Corrections”;1 (2) the agreement advised Wright that the possible penalties for a first degree burglary conviction included imprisonment of up to “twenty[-]four years confinement in the Department of Corrections” and that “[a]ny period of imprisonment must be followed by a mandatory parole period of five years”; (3) Wright repeatedly acknowledged and agreed that he would receive a prison sentence within the stipulated range and that any such prison sentence would be followed by a five-year period of mandatory parole; and (4) consistent with those advisements, the trial court sentenced Wright “to 17 years in the Department of Corrections, to be followed by five years of mandatory parole.” The only reasonable interpretation of the plea agreement and the court’s advisements is that Wright would serve seventeen years in the DOC followed by five years of parole. See People v. Johnson, 999 P.2d 825, 829 (Colo. 2000) (“We interpret plea agreements pursuant to an objective standard, focusing on the meaning a reasonable person would have attached to the agreement under the circumstances.”);

1 Even accepting Wright’s argument as true, a twenty-two-year prison sentence would fall within the plea agreement’s stipulated ten to twenty-four-year sentencing range.

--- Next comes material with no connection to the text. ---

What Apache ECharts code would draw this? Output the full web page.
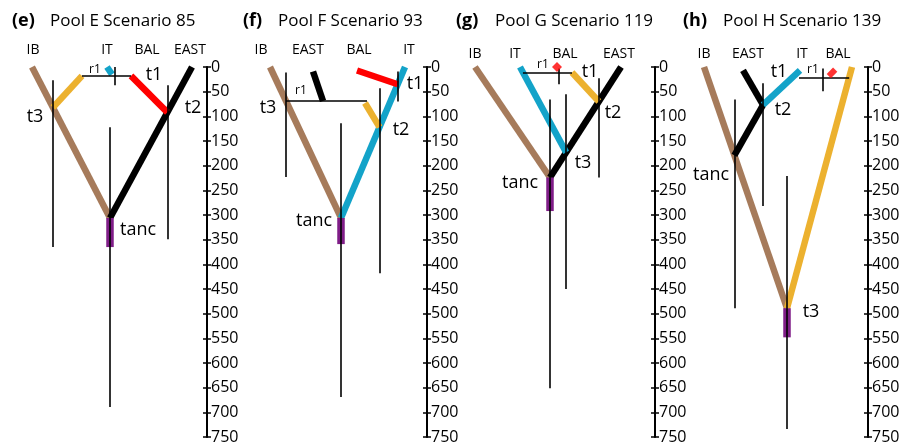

see also People v. Johnson, 13 P.3d 309, 314 (Colo. 2000) (“[A] reasonable person would understand that [a plea agreement’s stipulation to] a sentence to ‘5 years DOC’ refers only to the imprisonment component of the sentence and does not include any consideration of mandatory parole, which is a separate element of the sentencing regime.” (citing Craig v. People, 986 P.2d 951, 962 (Colo. 1999))).

¶ 10 The order is affirmed.

JUDGE WELLING and JUDGE MOULTRIE concur.